The company completed 219 million rides in the quarter, up 15% year-on-year, while active riders grew by 10% year-on-year to around 24.7 million, the analyst stated. The weaker bookings result and guidance was due to pricing headwinds resulting from competition, which "has persisted through January," he added.
Wedbush On Lyft
Analyst Scott Devitt maintained a Neutral rating, while slashing the price target from $18 to $16.
Lyft's total bookings and net revenues grew by 14.9% and 26.6% year-on-year, respectively, but both missed Street estimates by around 1%, Devitt said. Despite lower-than-expected bookings, adjusted EBITDA came in at $113 million, beating consensus of $104 million, he added.
Management guided to gross bookings growth of 10%-14% year-on-year, with the midpoint coming in below Street expectations by around 280 basis points, the analyst stated. Regarding the full year, Lyft’s partnership with Delta Air Lines Inc DAL will end in April 2025, "which management anticipates will impact rides and gross bookings growth by ~1ppt and ~2ppts, respectively, starting in 2Q25," he further wrote.

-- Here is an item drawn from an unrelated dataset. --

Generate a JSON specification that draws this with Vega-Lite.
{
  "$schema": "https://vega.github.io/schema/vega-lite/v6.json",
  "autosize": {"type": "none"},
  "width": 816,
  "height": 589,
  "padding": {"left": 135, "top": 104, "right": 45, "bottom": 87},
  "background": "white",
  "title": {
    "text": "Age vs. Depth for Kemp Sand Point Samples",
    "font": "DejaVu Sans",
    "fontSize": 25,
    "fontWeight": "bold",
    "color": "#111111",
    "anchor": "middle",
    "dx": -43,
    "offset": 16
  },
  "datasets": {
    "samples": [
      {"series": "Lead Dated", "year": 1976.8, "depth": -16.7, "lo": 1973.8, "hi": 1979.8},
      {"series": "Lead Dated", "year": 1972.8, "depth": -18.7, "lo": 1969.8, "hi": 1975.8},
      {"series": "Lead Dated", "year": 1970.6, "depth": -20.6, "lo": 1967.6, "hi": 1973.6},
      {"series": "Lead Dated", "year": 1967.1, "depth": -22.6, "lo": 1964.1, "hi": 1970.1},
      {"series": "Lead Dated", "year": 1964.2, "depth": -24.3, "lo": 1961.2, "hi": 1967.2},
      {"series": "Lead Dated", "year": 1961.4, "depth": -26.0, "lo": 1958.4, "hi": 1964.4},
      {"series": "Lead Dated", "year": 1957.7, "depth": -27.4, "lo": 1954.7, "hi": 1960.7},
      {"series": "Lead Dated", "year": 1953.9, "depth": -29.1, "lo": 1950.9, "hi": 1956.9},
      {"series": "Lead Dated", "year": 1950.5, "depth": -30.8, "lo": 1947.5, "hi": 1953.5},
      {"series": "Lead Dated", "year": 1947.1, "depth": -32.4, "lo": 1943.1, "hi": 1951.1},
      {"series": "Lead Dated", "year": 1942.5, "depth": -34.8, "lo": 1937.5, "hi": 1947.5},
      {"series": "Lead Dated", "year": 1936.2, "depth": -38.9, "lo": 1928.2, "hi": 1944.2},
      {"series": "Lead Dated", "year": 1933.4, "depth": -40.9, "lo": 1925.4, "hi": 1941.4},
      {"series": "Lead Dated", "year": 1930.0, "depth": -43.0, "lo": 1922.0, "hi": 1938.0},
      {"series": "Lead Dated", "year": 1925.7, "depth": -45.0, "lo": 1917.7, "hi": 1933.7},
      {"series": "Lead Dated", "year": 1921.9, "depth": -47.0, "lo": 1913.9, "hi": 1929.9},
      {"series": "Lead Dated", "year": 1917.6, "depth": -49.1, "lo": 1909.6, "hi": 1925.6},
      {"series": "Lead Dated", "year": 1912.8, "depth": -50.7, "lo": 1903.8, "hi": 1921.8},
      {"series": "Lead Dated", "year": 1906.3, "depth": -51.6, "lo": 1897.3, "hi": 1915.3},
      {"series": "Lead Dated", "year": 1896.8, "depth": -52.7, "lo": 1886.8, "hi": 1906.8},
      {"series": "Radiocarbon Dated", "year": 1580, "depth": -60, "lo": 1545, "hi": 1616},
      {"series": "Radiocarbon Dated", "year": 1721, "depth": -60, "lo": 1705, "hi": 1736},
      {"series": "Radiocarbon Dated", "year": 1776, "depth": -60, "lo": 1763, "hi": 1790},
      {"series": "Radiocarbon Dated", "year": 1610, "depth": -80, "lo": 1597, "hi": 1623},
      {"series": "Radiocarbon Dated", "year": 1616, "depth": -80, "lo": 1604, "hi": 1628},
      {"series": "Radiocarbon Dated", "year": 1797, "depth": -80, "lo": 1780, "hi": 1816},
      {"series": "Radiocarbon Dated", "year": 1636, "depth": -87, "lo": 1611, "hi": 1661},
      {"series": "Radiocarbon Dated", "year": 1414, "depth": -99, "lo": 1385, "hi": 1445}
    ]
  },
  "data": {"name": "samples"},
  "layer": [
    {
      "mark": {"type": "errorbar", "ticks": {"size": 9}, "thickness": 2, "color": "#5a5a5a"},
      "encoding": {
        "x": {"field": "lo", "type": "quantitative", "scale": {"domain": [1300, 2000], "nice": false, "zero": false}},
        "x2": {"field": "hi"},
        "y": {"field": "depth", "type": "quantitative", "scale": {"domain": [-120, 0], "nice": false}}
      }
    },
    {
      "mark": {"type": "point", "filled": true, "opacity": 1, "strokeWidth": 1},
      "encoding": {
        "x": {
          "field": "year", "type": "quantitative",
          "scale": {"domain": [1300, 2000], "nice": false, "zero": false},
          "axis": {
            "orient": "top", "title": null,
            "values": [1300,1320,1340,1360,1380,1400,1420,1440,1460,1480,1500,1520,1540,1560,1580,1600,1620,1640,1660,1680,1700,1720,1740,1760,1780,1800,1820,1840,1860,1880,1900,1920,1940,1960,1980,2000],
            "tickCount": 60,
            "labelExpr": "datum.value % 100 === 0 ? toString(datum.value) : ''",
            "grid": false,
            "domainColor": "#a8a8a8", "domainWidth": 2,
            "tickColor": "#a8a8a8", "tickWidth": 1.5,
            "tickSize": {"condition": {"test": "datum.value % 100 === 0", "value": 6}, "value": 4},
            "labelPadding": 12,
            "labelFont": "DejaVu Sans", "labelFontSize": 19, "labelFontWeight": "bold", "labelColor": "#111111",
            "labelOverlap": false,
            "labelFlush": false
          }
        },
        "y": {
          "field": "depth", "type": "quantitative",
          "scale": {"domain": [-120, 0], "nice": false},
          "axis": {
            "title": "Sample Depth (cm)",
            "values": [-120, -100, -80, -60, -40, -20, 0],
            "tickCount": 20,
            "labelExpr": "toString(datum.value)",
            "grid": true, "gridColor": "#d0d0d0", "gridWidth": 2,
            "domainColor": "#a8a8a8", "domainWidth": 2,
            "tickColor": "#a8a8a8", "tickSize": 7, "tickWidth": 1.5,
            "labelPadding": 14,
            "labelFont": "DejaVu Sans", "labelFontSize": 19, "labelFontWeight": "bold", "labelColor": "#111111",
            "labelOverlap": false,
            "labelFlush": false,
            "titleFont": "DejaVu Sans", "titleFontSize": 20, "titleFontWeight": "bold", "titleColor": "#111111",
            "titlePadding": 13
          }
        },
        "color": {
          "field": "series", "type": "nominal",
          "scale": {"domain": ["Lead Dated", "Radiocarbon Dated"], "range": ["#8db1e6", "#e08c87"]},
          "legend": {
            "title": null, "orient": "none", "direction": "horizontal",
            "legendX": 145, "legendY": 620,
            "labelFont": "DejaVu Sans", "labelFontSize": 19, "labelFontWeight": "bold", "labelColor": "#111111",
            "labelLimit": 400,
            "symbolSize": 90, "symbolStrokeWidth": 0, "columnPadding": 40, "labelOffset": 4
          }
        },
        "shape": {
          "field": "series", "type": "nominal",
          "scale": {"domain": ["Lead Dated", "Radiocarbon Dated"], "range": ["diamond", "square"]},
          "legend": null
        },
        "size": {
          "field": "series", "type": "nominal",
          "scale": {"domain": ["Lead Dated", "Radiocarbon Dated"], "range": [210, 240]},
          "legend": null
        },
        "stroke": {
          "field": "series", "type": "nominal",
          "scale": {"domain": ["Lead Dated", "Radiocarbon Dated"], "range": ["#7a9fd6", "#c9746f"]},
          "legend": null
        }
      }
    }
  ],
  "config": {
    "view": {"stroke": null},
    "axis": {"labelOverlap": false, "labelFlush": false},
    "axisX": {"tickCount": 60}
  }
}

Check out other analyst stock ratings.
JPMorgan On Lyft
Analyst Doug Anmuth reiterated an Overweight rating, while cutting the price target from $19 to $16.
Lyft’s execution has improved over the past year, with the focus intensifying on "product innovation and service for both drivers and riders," Anmuth said. These initiatives drove the upside in Active Riders, up 10% year-on-year in the fourth quarter, and adjusted EBITDA, he added.
"However, we believe Lyft is facing an increasingly competitive rideshare landscape as of late 4Q and into 1Q," the analyst wrote. While Lyft noted pricing pressure and competition, rival Uber Technologies Inc UBER said it expects UberX prices in the U.S. to rise only marginally in 2025, he further stated.
Roth Capital Partners On Lyft
Analyst Rohit Kulkarni reiterated a Neutral rating and price target of $16.
"During 2024, LYFT has managed to report two upside quarters and two downside quarters," Kulkarni said in a note. Competitive price dynamics, which began in the latter part of the fourth quarter, are expected to impact gross bookings growth in the first quarter, he added.
"LYFT highlighted incremental and unclear headwind from the loss of Delta partnership which could weigh on 2Q GB growth," the analyst stated. While the company's fundamentals and product portfolio have improved, pricing and the end of the partnership with Delta "are somewhat negative," he added.
Needham On Lyft
Analyst Bernie McTernan reaffirmed a Hold rating on the stock.
Lyft indicated that the lower pricing dynamic that started in the last couple of weeks of December was experienced "across all markets," McTernan said. Although the decline was less steep in January, it brought the base pricing per mile for the month to the lowest level in five quarters, he added.
Prices are likely to be "lower for longer," the analyst stated. The company is likely to record "slight acceleration" in rides growth for the rest of the year, "as the Leap Day compares ease," he further wrote.
LYFT Price Action: Shares of Lyft had declined by 6.2% to $13.48 at the time of publication on Wednesday.